-- BEGIN --
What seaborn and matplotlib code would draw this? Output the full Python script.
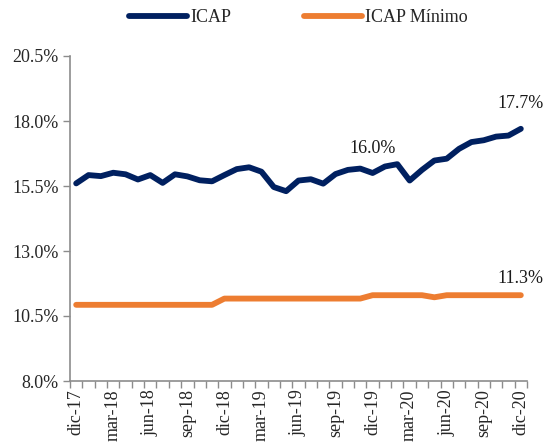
import numpy as np
import pandas as pd
import matplotlib
matplotlib.use("Agg")
import matplotlib.pyplot as plt
import seaborn as sns
from matplotlib.ticker import FixedLocator

months = ["dic-17", "ene-18", "feb-18", "mar-18", "abr-18", "may-18", "jun-18", "jul-18", "ago-18",
          "sep-18", "oct-18", "nov-18", "dic-18", "ene-19", "feb-19", "mar-19", "abr-19", "may-19",
          "jun-19", "jul-19", "ago-19", "sep-19", "oct-19", "nov-19", "dic-19", "ene-20", "feb-20",
          "mar-20", "abr-20", "may-20", "jun-20", "jul-20", "ago-20", "sep-20", "oct-20", "nov-20",
          "dic-20"]
icap = [15.60, 15.92, 15.88, 16.01, 15.95, 15.75, 15.92, 15.62, 15.95, 15.87,
        15.72, 15.68, 15.92, 16.15, 16.22, 16.05, 15.46, 15.30, 15.71, 15.76,
        15.59, 15.96, 16.12, 16.17, 16.00, 16.25, 16.34, 15.71, 16.12, 16.48,
        16.55, 16.93, 17.19, 17.26, 17.40, 17.44, 17.70]
icap_min = [10.93] * 12 + [11.17] * 12 + [11.30] * 5 + [11.22] + [11.30] * 7
series_names = ["ICAP", "ICAP Mínimo"]
yticks = [8.0, 10.5, 13.0, 15.5, 18.0, 20.5]
label_idx = [0, 3, 6, 9, 12, 15, 18, 21, 24, 27, 30, 33, 36]
annotations = [(24, "16.0%", 0), (36, "17.7%", 0), (36, "11.3%", 1)]

sns.set_theme(style="white")
plt.rcParams["font.family"] = ["Liberation Serif", "DejaVu Serif"]

n = len(months)
df = pd.DataFrame({
    "idx": list(range(n)) * 2,
    "valor": icap + icap_min,
    "serie": [series_names[0]] * n + [series_names[1]] * n,
})

fig = plt.figure(figsize=(5.5, 4.44), dpi=100)
ax = fig.add_axes([70 / 550, 1 - 381 / 444, (527 - 70) / 550, (381 - 56) / 444])

colors = {"ICAP": "#002060", "ICAP Mínimo": "#ED7D31"}
sns.lineplot(data=df, x="idx", y="valor", hue="serie", palette=colors, ax=ax,
             linewidth=4.2, legend=True)
for line in ax.get_lines():
    line.set_solid_capstyle("round")
    line.set_solid_joinstyle("round")

ax.set_xlim(-0.5, n - 0.5)
ax.set_ylim(8.0, 20.5)
ax.set_yticks(yticks)
ax.set_yticklabels([f"{v:.1f}%" for v in yticks], fontsize=13)
ax.set_xticks(label_idx)
ax.set_xticklabels([months[i] for i in label_idx], rotation=90, fontsize=13)
ax.xaxis.set_minor_locator(FixedLocator(np.arange(-0.5, n, 1.0)))
ax.tick_params(axis="x", which="major", length=0, pad=6)
ax.tick_params(axis="x", which="minor", length=5, width=1, color="#8C8C8C", direction="out", bottom=True)
ax.tick_params(axis="y", which="major", length=5, width=1, color="#8C8C8C", direction="out", left=True, pad=3)
ax.set_xlabel("")
ax.set_ylabel("")
for s in ["top", "right"]:
    ax.spines[s].set_visible(False)
for s in ["left", "bottom"]:
    ax.spines[s].set_color("#8C8C8C")
    ax.spines[s].set_linewidth(1.2)
ax.grid(False)

series_vals = [icap, icap_min]
for i, txt, si in annotations:
    off = 18 if si == 0 else 12
    ax.annotate(txt, (i, series_vals[si][i]), xytext=(0, off), textcoords="offset points",
                ha="center", va="center", fontsize=13, color="#1a1a1a")

handles, labels = ax.get_legend_handles_labels()
ax.legend_.remove()
fig.legend(handles, labels, loc="center", bbox_to_anchor=(298.5 / 550, 1 - 18 / 444),
           ncol=2, frameon=False, fontsize=13, handlelength=3.2, handletextpad=0.2,
           columnspacing=4.0)

fig.savefig("out.png", dpi=100)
-- END --
Leave out the pictures and repeat the lines from the start of the material through the line with "from matplotlib.ticker import FixedLocator", inclusive.

**Solved exercise:**
What seaborn and matplotlib code would draw this? Output the full Python script.
import numpy as np
import pandas as pd
import matplotlib
matplotlib.use("Agg")
import matplotlib.pyplot as plt
import seaborn as sns
from matplotlib.ticker import FixedLocator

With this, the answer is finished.